Peperangan itu sendiri sering kali bermuara pada konflik antar-suku yang melibatkan musuh-musuh mereka. Konflik semacam ini sering mewarnai kehidupan suku Dayak di Kalimantan.

Baca Belajar Dari Vereenigde Oostindische Compagnie - VOC : Modal Nekad

Namun, seperti banyak konflik dalam sejarah, suku Dayak juga tahu bahwa perdamaian adalah cita-cita yang mulia. Pada 22 Mei - 24 Juli 1894, peristiwa bersejarah terjadi di Desa Huron Anoi Kahayan Ulu, Kalimantan Tengah.
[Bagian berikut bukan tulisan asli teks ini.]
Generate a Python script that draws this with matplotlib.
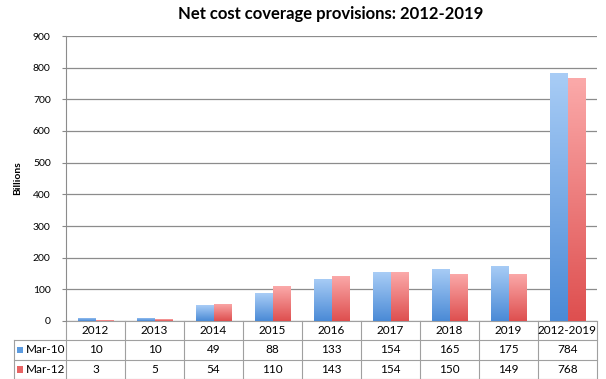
import numpy as np
import matplotlib
matplotlib.use("Agg")
import matplotlib.pyplot as plt
from matplotlib.colors import LinearSegmentedColormap

plt.rcParams['font.family'] = ['Lato', 'DejaVu Sans']

# --- data ---
categories = ['2012', '2013', '2014', '2015', '2016', '2017', '2018', '2019', '2012-2019']
series_names = ['Mar-10', 'Mar-12']
mar10 = [10, 10, 49, 88, 133, 154, 165, 175, 784]
mar12 = [3, 5, 54, 110, 143, 154, 150, 149, 768]

series_vals = [mar10, mar12]
grad_cols = [('#4a8ad6', '#a9cdf6'), ('#de4f4f', '#fbaaaa')]
legend_cols = ['#5b9be0', '#e86464']

fig = plt.figure(figsize=(6.06, 3.79), dpi=100)
ax = fig.add_axes([66/606, 58/379, 531/606, 285/379])

n = len(categories)
x = np.arange(n)
width = 0.29
ymax = 900

# each bar gets its own top-to-bottom gradient
grad = np.linspace(0, 1, 256).reshape(-1, 1)
for k, (vals, (c0, c1)) in enumerate(zip(series_vals, grad_cols)):
    cmap = LinearSegmentedColormap.from_list(f's{k}', [c0, c1])
    offs = (k - 0.5) * width
    bars = ax.bar(x + offs, vals, width, color='none', edgecolor='none', zorder=3)
    for b in bars:
        bx, bw, bh = b.get_x(), b.get_width(), b.get_height()
        im = ax.imshow(grad, extent=[bx, bx + bw, 0, bh], origin='lower',
                       cmap=cmap, aspect='auto', zorder=3)
        im.set_clip_path(b)

ax.set_xlim(-0.5, n - 0.5)
ax.set_ylim(0, ymax)
ax.set_yticks(np.arange(0, 901, 100))
ax.tick_params(axis='y', labelsize=7.5, length=3, color='#888888', pad=8)
ax.set_xticks([])
ax.yaxis.grid(True, color='#8c8c8c', linewidth=0.9)
ax.set_axisbelow(True)
for s in ['top', 'right', 'bottom']:
    ax.spines[s].set_visible(False)
ax.spines['left'].set_color('#8c8c8c')

ax.set_ylabel('Billions', fontsize=7.5, fontweight='bold', labelpad=8)
fig.text(331/606, 1 - 14/379, 'Net cost coverage provisions: 2012-2019',
         ha='center', va='center', fontsize=12, fontweight='bold')

# --- data table under the axes ---
h = 19.3 / 285
lw = 0.8
lc = '#a0a0a0'
lab_left = -52 / 531
kw = dict(transform=ax.transAxes, clip_on=False, color=lc, linewidth=lw)

ax.plot([0, 1], [0, 0], **kw)
ax.plot([lab_left, 1], [-h, -h], **kw)
ax.plot([lab_left, 1], [-2 * h, -2 * h], **kw)
ax.plot([lab_left, 1], [-3 * h, -3 * h], **kw)
for i in range(n + 1):
    ax.plot([i / n, i / n], [0, -3 * h], **kw)
ax.plot([lab_left, lab_left], [-h, -3 * h], **kw)

tfs = 8.5
for i, cat in enumerate(categories):
    ax.text((i + 0.5) / n, -0.5 * h, cat, transform=ax.transAxes,
            ha='center', va='center', fontsize=tfs)
    for r, vals in enumerate(series_vals):
        ax.text((i + 0.5) / n, -(r + 1.5) * h, str(vals[i]), transform=ax.transAxes,
                ha='center', va='center', fontsize=tfs)

for r, name in enumerate(series_names):
    yc = -(r + 1.5) * h
    ax.add_patch(plt.Rectangle((lab_left + 0.006, yc - 0.012), 0.011, 0.024,
                               transform=ax.transAxes, clip_on=False,
                               facecolor=legend_cols[r], edgecolor='none'))
    ax.text(lab_left + 0.022, yc, name, transform=ax.transAxes,
            ha='left', va='center', fontsize=tfs)

fig.savefig('out.png', dpi=100)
Peristiwa ini dikenal sebagai Musyawarah Besar Tumbang Anoi, di mana suku Dayak sepakat mengakhiri tradisi peperangan yang telah lama mewarnai kehidupan mereka.

Praktik Ngayau memiliki berbagai tujuan dan motivasi di baliknya. Pertama, mereka percaya bahwa melalui Ngayau, mereka bisa mendapatkan tambahan daya rohaniah, yang akan memperkuat mereka secara spiritual. Selain itu, balas dendam juga seringkali menjadi pendorong kuat dalam praktik ini - melibas musuh sebagai bentuk pembalasan atas kejahatan atau perbuatan buruk yang pernah mereka alami.

Namun, elemen yang mungkin paling unik adalah kepercayaan bahwa kepala musuh yang diambil dalam peperangan memiliki kekuatan magis. Keyakinan ini meyakini bahwa kepala musuh dapat digunakan sebagai penambah daya tahan bagi berdirinya bangunan, memberikan perlindungan supernatural. Ini adalah bukti kuat dari bagaimana budaya dan spiritualitas terkait erat dengan kehidupan sehari-hari mereka.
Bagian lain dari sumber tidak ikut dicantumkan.